La schiavitù è veramente finita?

di Riccardo Bramante 

Proprio nel giugno di centosessanta anni fa, nel 1862, il Congresso americano aboliva ufficialmente la schiavitù


In verità, il commercio degli schiavi aveva origini antichissime; era praticato dai Greci e dai Romani che consideravano lo schiavo una “res”, una cosa e tutto era giuridicamente regolato. Sopraggiunse poi il cristianesimo che, in nome dell’eguaglianza tra esseri umani, diede il colpo finale a questa pratica. 

La tratta degli schiavi africani, invece, iniziò nel 1441 ad opera del portoghese Nuno Tristao che dalle coste africane riportò in Portogallo una decina di indigeni che, dopo essere stati convertiti (con la forza) alla religione cristiana, furono mandati a lavorare nelle piantagioni.

Da quel momento tutte le più grandi potenze marittime europee, Spagna, Francia, Inghilterra, Olanda, iniziarono un vero e proprio commercio, spesso in conflitto tra loro con guerre vere e proprie dati i rilevanti interessi in gioco.

Questo commercio si estese anche fuori dall’Europa e nel 1619 i primi schiavi neri arrivarono in Nord America nello Stato della Virginia. Il loro numero è andato man mano aumentando fino a raggiungere, nel 1860, i 4 milioni di nuovi arrivati sparsi in tutti gli stati del Sud, Georgia, Maryland, Texas e Louisiana soprattutto.

Ma nonostante che, nel frattempo, la tratta degli schiavi fosse stata abolita da tutti gli Stati europei, questa continuò a prosperare negli Stati Uniti, divenendo un elemento essenziale per l’economia prevalentemente agricola degli Stati del Sud.

Alla fine, però, la nuova classe politica insediatasi a Washington capì che in un Paese dove uno dei principi di base era l’uguaglianza non poteva sopravvivere quella pratica brutale e si cercò di limitarla dapprima e poi vietarla dando luogo a quella che fu una vera e propria lotta fratricida tra Stati del Nord , industrialmente più avanzati, e quelli del Sud, maggiormente attaccati alle tradizioni.

Fu una guerra lunga, ma alla fine prevalsero gli Stati del Nord e si giunse alla riunificazione di tutto il Paese, anche se ciò costò la vita al più convinto assertore del nuovo corso, il Presidente Abramo Lincoln.
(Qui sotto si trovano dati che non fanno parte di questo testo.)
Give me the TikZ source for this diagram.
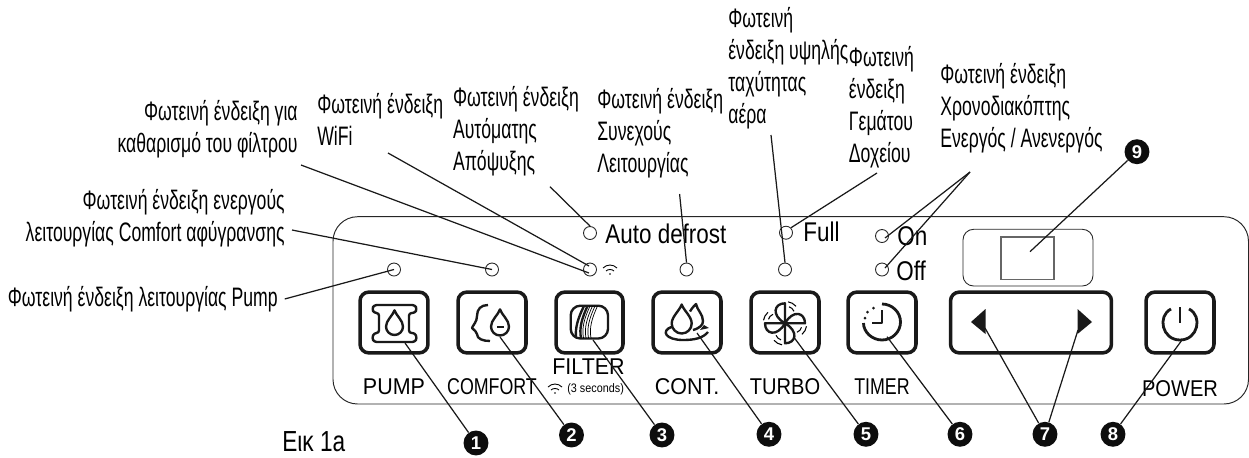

Abolita per legge, la schiavitù si trasformò in una sorta di “apartheid”, con scuole, trasporti, ospedali rigorosamente separati tra bianchi e neri. Indicativa dell’atmosfera allora esistente è la circostanza che ancora nel 1957 dovette intervenire l’esercito per permettere l’ingresso in una scuola di Little Rock, in Arkansas, a nove studenti di colore che il governatore di quello Stato aveva allontanato.

L’avvento del generale Colin Powell alla massima carica dell’esercito e infine la salita alla presidenza degli Stati Uniti di Barak Obama sembra aver sancito il nuovo stato delle cose. Ma è veramente così? Qualche legittimo dubbio sorge quando ancora oggi leggiamo che quasi giornalmente si verificano brutali aggressioni, se non uccisioni di neri ad opera di bianchi, soprattutto poliziotti.

Forse rimane ancora una parte di cammino da fare!